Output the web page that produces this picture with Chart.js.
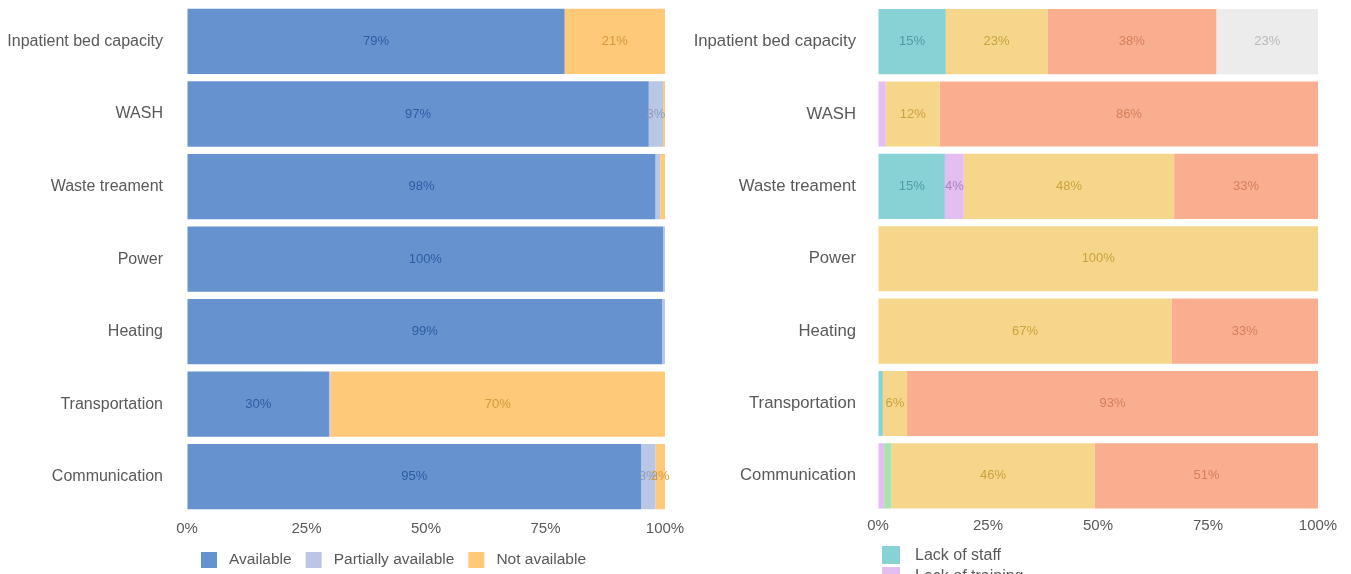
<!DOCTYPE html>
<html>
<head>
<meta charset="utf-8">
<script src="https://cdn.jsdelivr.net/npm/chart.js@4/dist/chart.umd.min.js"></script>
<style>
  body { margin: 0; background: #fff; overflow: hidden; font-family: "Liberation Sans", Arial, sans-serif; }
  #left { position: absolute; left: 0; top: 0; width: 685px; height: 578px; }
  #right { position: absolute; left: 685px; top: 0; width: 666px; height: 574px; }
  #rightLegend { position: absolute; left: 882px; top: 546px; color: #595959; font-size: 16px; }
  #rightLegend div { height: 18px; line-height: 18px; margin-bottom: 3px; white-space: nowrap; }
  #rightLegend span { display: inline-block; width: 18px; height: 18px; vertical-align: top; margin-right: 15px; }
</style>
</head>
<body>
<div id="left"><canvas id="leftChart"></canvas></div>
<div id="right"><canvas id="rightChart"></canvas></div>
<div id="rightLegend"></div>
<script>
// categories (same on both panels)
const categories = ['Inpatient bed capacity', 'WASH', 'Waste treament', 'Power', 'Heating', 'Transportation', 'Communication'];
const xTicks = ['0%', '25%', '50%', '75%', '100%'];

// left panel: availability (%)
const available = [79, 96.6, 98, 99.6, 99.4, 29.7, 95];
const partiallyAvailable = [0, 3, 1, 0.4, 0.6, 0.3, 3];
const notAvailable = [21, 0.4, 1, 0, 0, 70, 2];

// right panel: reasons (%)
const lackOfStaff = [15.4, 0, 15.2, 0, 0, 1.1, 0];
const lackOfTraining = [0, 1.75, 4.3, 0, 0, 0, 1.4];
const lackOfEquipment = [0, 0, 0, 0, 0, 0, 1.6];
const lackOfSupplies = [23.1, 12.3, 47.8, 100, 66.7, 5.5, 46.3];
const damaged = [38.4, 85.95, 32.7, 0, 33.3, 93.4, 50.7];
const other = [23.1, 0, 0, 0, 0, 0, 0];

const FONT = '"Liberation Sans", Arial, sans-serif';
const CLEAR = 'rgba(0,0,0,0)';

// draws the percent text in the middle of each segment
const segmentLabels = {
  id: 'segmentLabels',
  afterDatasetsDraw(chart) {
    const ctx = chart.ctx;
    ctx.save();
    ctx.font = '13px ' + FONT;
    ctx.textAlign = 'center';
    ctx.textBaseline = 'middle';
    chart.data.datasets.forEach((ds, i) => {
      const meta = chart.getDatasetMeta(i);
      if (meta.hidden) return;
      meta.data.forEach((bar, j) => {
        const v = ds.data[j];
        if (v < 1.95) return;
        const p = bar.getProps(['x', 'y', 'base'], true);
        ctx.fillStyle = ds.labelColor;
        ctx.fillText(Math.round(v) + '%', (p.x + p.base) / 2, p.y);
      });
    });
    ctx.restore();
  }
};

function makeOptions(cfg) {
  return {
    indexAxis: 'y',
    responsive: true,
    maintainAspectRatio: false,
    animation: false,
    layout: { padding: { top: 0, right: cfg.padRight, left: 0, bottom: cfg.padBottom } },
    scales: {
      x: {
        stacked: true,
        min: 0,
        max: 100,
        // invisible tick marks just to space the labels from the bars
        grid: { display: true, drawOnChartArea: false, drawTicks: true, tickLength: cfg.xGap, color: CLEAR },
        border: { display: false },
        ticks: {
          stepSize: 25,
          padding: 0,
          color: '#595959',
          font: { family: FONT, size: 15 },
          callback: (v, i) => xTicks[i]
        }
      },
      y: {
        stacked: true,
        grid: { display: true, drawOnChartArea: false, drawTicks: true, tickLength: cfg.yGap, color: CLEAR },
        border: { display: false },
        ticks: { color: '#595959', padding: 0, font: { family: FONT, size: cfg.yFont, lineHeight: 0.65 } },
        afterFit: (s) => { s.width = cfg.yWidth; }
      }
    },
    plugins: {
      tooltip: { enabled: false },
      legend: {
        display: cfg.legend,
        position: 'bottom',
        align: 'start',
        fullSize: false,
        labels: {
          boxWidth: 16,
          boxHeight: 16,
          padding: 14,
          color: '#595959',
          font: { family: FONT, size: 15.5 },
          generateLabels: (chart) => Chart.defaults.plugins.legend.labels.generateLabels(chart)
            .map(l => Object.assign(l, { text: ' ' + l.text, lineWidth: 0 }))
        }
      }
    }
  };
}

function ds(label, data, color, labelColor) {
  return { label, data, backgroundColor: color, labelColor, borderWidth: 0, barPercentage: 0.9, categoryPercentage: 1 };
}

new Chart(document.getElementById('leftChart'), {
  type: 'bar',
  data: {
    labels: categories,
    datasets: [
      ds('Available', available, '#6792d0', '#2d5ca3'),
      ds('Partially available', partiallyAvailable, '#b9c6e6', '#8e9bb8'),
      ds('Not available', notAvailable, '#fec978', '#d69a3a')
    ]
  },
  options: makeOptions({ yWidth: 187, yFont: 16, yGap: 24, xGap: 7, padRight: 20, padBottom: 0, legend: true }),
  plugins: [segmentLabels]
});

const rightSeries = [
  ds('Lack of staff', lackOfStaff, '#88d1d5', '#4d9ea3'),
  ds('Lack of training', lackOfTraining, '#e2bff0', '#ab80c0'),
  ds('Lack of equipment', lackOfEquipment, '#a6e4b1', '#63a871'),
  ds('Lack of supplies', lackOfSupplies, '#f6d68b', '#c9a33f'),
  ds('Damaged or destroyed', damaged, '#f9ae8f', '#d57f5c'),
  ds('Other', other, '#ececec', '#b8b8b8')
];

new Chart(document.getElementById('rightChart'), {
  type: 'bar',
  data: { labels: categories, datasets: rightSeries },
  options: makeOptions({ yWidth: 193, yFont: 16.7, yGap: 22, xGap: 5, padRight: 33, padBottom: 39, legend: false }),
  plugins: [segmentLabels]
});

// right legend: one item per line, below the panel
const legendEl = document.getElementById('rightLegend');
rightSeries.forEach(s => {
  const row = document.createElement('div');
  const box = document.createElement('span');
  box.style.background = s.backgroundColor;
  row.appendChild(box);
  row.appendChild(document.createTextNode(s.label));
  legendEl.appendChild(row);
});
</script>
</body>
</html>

_ _ _

# AIM OF THE TASK
Starting at the top of the listing above, reproduce each line up to and including the one with "const xTicks = ['0%', '25%', '50%', '75%', '100%'];"; omit the pictures.

# FULL OUTPUT
Output the web page that produces this picture with Chart.js.
<!DOCTYPE html>
<html>
<head>
<meta charset="utf-8">
<script src="https://cdn.jsdelivr.net/npm/chart.js@4/dist/chart.umd.min.js"></script>
<style>
  body { margin: 0; background: #fff; overflow: hidden; font-family: "Liberation Sans", Arial, sans-serif; }
  #left { position: absolute; left: 0; top: 0; width: 685px; height: 578px; }
  #right { position: absolute; left: 685px; top: 0; width: 666px; height: 574px; }
  #rightLegend { position: absolute; left: 882px; top: 546px; color: #595959; font-size: 16px; }
  #rightLegend div { height: 18px; line-height: 18px; margin-bottom: 3px; white-space: nowrap; }
  #rightLegend span { display: inline-block; width: 18px; height: 18px; vertical-align: top; margin-right: 15px; }
</style>
</head>
<body>
<div id="left"><canvas id="leftChart"></canvas></div>
<div id="right"><canvas id="rightChart"></canvas></div>
<div id="rightLegend"></div>
<script>
// categories (same on both panels)
const categories = ['Inpatient bed capacity', 'WASH', 'Waste treament', 'Power', 'Heating', 'Transportation', 'Communication'];
const xTicks = ['0%', '25%', '50%', '75%', '100%'];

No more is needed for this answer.